Among the seven speakers at the council meeting Feb. 10 were a pair of Saanich residents as well as visitors Liz White and Barry McKay of Animal Alliance Canada.
“There’s nothing new here,” McKay said of the rift in the community.
“Culling doesn’t work and sometimes has the paradoxical cycle of increased population,” he added.
Oak Bay resident speakers also called for a halt to the cull, including Kristy Kilpatrick who reiterated concerns over lack of signage, public education and a survey of the community. Kilpatrick added she feels those leading the pilot project are presenting “false choices” between culling and doing nothing.
“It takes courage to stop things mid-way,” she said.
A supporter of the cull spoke last in the 20-minute public participation period. Andrew Stinson noted that deer was a hot topic during the election and the mayoral candidate in favour of a cull won the vote.
“I firmly believe Oak Bay has a mandate to carry out the cull,” he said. “Do not listen to the minority of Oak Bay.”
While the opponents of the cull were greeted with applause, Stinson’s comments were booed.
The crowd stayed to hear Oak Bay’s plan to ask the Association of Vancouver Island and Coastal Communities to take the province to task on its deer.
During the AVICC annual general meeting and convention, municipal governments gather to bring forward issues and concerns from their individual communities through resolutions and debates.

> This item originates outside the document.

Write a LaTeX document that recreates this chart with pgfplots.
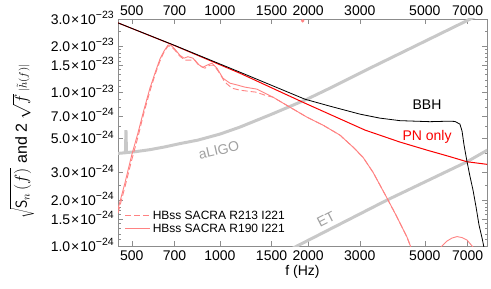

Oak Bay will ask AVICC to request the province provide resources including conservation officers and urban wildlife biologists, and build necessary partnerships with Health Canada and local governments to address deer over population.
Coun. Michelle Kirby made the motion that asserts the resources, authority and responsibility to manage ungulate populations lies with the province. The preamble also says the combination of favourable habitats, no natural predators and the inability to allow hunting have contributed to expanding populations and exacerbated the problem of human-deer conflict in urban settings.
“This is a burden on our small municipality and we don’t have that expertise,” said Kirby. “We can’t meet the needs of the community. … They’re downloading this responsibility and they need to own it.”
It’s a resolution that has been put forth before by communities such as Kimberley, Kirby found, but this includes an angle of creating partnerships and including Health Canada, which Oak Bay believes could allow for immunocontraception to be considered a viable option.
“I consider it a symbolic motion,” said Coun. Eric Zhelka “I don’t see this will result in any action. At least we can try.”
The deadline for resolutions to the AVICC is Feb. 23, and as per usual practice Oak Bay’s motion will go out to other councils in search of support.
All members of council plan to attend the AVICC annual general meeting and convention in Courtenay from April 10 to 12.